The infrastructure here includes a lookout tower, a tree nursery and vegetable garden, a small plaza, the park’s offices, a health station, a school and a helipad, aside from the campground and the guesthouse for lodging. Inío is a small fishing community where 40 families live in relative isolation. According to Alan and Javiera, it’s also where the park’s most beautiful trail is: a 21km loop that circles through the old-growth forest, on to the beach, passing the old lighthouse and some archeological sites of the Chono indigenous people. Halfway through hikers can spend the night in the Quilanlar hut. “I’d say that Inío is of high interest for foreign visitors and Chileans alike. They can go whale watching, the guesthouse is nice, the trails here are incredible, the lighthouse is impressive, there’s a museum, and the community is very interesting. You can get to know people and eat at their house, it’s a more authentic experience.” We can vouch for the latter, as we got an invitation within the first ten minutes of walking on the beach and meeting some of the locals.
Tantauco was wild and beautiful. Its story is inspiring because it stands proof to the resilience of ecosystems and their restorative power if given the chance. The forests here have gone a long time living under the threat of exploitation, and through the dedication of a handful of people the trees have finally found peace. The biodiversity has started to return.
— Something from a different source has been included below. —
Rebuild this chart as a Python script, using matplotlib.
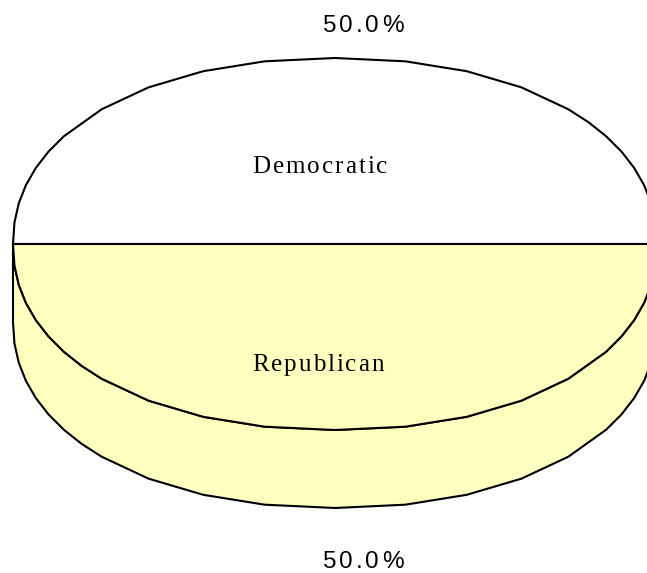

If you find yourselves planning for a trip to Chile, witnessing the wild beauty of Tantauco should be high up on the list.
ringed kingfisher (Megaceryle torquata)
A ringed kingfisher, a species ranging from southern US to the bottom of South America, defying the rain and wind in search for fish in one of the lagoons next to the Piramide refuge.
The silhouette of the lighthouse in Inío at sunset. A 21 km loop trail starting right outside this fishing village can take the visitor through beautiful, green forests, along the beach, to the lighthouse and to some archeological sites of the Chono indigenous people. Halfway through one can spend the night at the hut in the Quilanlar refuge.